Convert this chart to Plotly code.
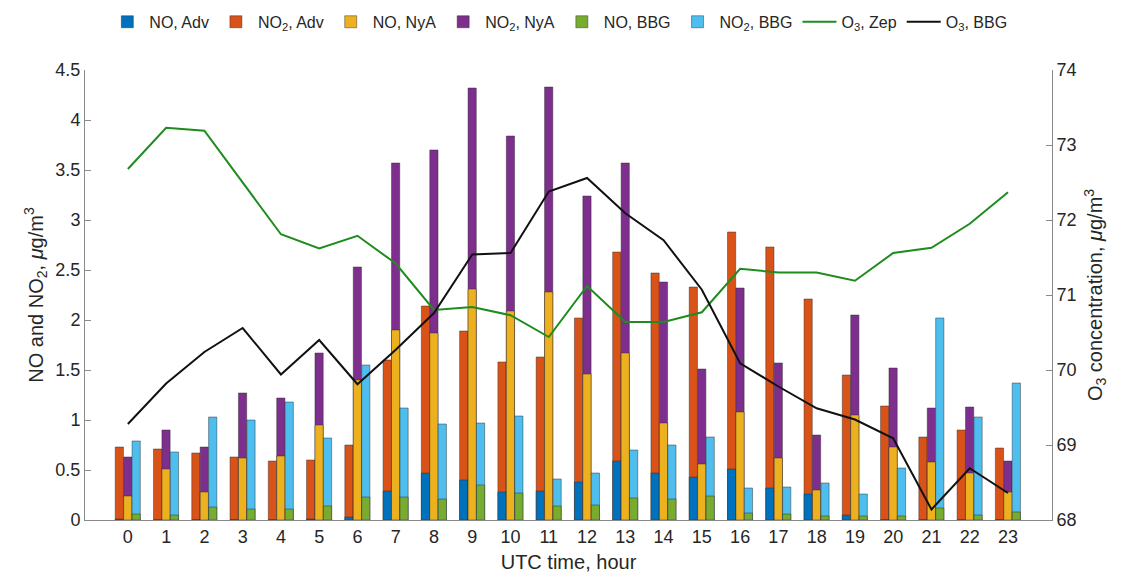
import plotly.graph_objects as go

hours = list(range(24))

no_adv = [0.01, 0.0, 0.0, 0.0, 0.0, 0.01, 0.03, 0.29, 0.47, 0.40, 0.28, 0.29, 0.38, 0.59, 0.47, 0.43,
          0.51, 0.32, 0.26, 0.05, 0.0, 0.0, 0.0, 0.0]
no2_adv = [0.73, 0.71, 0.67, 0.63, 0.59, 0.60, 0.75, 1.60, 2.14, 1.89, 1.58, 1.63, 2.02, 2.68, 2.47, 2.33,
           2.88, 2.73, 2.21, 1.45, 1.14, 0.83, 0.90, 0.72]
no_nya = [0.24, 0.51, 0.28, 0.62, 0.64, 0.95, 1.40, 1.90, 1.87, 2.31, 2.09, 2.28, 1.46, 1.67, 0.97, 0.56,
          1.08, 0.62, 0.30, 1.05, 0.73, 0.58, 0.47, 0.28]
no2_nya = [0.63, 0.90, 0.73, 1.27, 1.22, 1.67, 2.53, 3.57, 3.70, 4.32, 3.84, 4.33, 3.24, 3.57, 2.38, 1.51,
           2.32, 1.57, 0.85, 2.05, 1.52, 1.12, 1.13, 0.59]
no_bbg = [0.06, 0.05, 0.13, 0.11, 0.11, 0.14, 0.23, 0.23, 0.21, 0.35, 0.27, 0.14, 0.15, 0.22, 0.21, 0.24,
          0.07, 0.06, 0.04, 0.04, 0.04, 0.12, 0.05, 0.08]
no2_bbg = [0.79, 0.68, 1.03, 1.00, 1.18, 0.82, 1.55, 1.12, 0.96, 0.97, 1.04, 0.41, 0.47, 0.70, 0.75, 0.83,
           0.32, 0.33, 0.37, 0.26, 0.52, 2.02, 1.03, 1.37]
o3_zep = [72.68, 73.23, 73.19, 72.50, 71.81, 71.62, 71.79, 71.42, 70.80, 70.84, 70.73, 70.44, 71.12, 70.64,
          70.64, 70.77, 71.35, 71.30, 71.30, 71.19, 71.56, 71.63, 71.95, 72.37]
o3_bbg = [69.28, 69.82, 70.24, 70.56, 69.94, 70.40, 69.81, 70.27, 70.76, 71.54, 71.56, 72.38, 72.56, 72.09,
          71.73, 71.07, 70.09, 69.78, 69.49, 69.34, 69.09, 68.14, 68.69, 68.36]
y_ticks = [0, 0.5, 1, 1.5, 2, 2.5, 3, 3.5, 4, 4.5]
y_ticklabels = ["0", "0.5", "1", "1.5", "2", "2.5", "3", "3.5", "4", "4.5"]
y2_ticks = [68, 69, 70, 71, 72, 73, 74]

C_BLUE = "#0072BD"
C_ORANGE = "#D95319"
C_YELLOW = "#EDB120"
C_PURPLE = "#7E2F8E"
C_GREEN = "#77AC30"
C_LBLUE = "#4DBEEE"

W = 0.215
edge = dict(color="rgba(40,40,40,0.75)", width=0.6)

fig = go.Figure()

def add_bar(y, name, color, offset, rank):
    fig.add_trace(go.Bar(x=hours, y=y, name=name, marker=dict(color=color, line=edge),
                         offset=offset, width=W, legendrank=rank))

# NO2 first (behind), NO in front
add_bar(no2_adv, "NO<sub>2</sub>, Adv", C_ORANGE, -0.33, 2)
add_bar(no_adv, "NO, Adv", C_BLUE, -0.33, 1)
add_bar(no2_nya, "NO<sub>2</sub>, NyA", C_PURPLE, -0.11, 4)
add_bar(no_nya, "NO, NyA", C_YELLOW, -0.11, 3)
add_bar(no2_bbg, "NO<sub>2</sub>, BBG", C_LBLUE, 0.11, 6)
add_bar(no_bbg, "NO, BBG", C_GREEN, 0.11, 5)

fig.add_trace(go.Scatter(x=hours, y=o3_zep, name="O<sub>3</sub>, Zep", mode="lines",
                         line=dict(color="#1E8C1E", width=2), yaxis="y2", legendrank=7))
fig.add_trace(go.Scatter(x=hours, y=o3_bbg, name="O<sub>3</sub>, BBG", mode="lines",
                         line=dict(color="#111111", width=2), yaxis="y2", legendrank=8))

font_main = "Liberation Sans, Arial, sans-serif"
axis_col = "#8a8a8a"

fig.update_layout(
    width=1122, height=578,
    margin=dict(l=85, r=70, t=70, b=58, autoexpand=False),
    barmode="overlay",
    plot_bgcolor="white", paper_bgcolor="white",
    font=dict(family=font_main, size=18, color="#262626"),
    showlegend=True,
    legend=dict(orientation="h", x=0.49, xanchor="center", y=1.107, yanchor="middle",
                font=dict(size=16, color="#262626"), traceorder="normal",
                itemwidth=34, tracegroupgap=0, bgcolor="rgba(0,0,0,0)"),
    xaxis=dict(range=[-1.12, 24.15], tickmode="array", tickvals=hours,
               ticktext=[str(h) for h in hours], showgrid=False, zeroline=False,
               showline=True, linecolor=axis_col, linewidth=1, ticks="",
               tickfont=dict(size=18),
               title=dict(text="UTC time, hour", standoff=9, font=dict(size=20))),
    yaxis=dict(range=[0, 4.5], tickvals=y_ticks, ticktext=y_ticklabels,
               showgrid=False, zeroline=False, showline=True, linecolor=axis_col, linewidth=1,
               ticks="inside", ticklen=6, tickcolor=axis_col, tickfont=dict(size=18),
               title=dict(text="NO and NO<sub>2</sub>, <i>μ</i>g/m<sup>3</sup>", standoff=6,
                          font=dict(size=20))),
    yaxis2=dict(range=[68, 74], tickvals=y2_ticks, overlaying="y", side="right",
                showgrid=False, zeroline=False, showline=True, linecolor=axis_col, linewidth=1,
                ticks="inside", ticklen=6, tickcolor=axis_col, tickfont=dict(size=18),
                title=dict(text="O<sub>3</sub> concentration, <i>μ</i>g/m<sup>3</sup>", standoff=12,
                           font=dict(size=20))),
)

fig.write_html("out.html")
++++++
→ **The task**: The lines from the top of the data above through the one holding "hours = list(range(24))" are to be repeated exactly, and only those, with no pictures.

→ **Answer to this problem**:
Convert this chart to Plotly code.
import plotly.graph_objects as go

hours = list(range(24))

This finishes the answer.